I have a question on the image of non-cancer ct lung image

Hello, professor. I am a student in University of Seoul. I am wondering that if I can get a normal person CT image for datasets. Because, I can search ct image for lung cancer image, but me and my teammates are struggling from get the normal person ct image which is really hard to find. I want to ask you to get a normal person ct image if not, please let me know how to get ct image because we need that for a simple research.

This is a great question!

Indeed, most of the images in IDC are from cancer patients. However, the NLST collection contains a dataset of chest CTs collected in a cancer screening trial, and thus will include images for non-cancer patients.

I am not that familiar with that collection, but you could probably use some of the metadata in the bigquery-public-data.idc_v9.nlst_canc table to select patients that did not have cancer.

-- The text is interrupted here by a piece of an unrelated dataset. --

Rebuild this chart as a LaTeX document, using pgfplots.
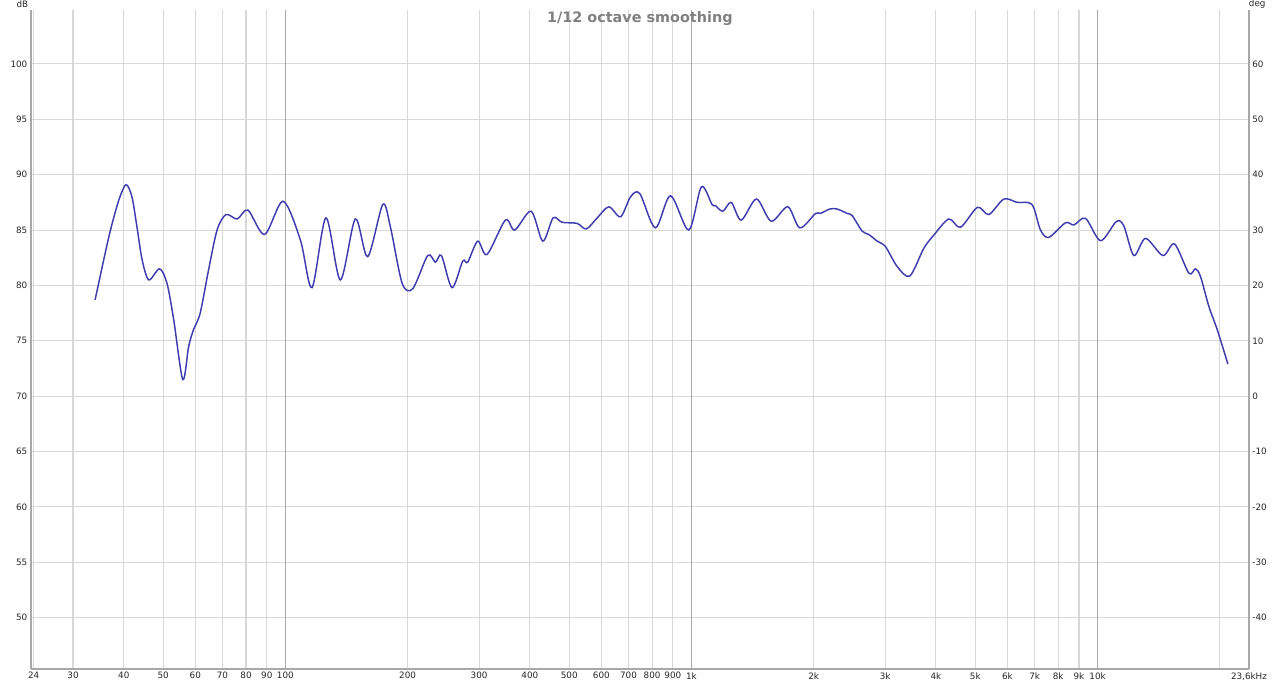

As an example, you can query for the counts of patients that have distinct values of clinical_n (Clinical N code for staging, AJCC 6, per dictionary here) with this query:

SELECT
  clinical_n,
  COUNT(DISTINCT(pid)) as num_patients
FROM
  `bigquery-public-data.idc_v9.nlst_canc`
GROUP BY
  clinical_n

which will result in the following:

image

But I do not know if the missing value for clinical or pathological stage, for example, can be used as the indication that there was no cancer in that patient. @dclunie do you know?

In the “person” table supplied by the NLST folks there is a “lung_cancer” column described as:

Confirmed Lung Cancer?

Does the participant have a confirmed lung cancer diagnosis?

0=“No”
1=“Yes”

1 Like

Thank you for your help once again, but I have a question on open data which is# LIDC-IDRIthat we are using this data.

Is this data including non-cancer lung ct image? If that is the case, we will be very happy to get this idea.

2022년 5월 25일 (수) 오전 9:01, David Clunie via Imaging Data Commons <notifications@canceridc.discoursemail.com>님이 작성:

@imjkang7 I am sorry I have not responded earlier.

I am afraid we do not have the information for the LIDC-IDRI collection whether specific patient didn’t have cancer.

But you can select patients in the NLST collection that did not have a confirmed cancer.

NLST collection is accompanied by several tables containing clinical data, see Files and metadata - IDC User Guide. If you follow the link, you will find the schema describing the metadata in those tables. One of those tables, prsn, contains the column can_scr table, defined as “Indicates whether the cancer followed a positive, negative, or missed screen, or whether it occurred after the screening years.” with values "0=“No Cancer” 1=“Positive Screen” 2=“Negative Screen” 3=“Missed Screen” 4=“Post Screening”.

We confirmed with the curators of the NLST collection that patients that have value 0 (“No cancer”) in that table can be used to identify “normal” subjects that did not have a confirmed lung cancer diagnosis.

Putting this all together, you can first identify patients that did not have cancer using the following query:

SELECT
  distinct(pid)
FROM
  `bigquery-public-data.idc_v9.nlst_prsn`
WHERE
  can_scr = 0

You can join those patient identifiers with the DICOM metadata in IDC dicom_all table to get CT scans for all patients that had negative cancer. The query below will give you the list of all SeriesInstanceUIDs for CT scans from those non-cancer patients, and the URL to the viewer, so you can visually examine those series.

SELECT
  distinct(SeriesInstanceUID),
  CONCAT("https://viewer.imaging.datacommons.cancer.gov/viewer/",StudyInstanceUID,"?seriesInstanceUID=",SeriesInstanceUID) as viewer_url
FROM
  `bigquery-public-data.idc_v9.nlst_prsn` as prsn
JOIN
  `bigquery-public-data.idc_v9.dicom_all` as dicom_all
ON
  SAFE_CAST(prsn.pid AS STRING) = dicom_all.PatientID
WHERE
  can_scr = 0 AND Modality = "CT"

You can download the series identified using the instructions in this documentation page selecting by specific SeriesInstanceUID: Downloading data - IDC User Guide. You can download all of them, but this will take some time for ~200K series.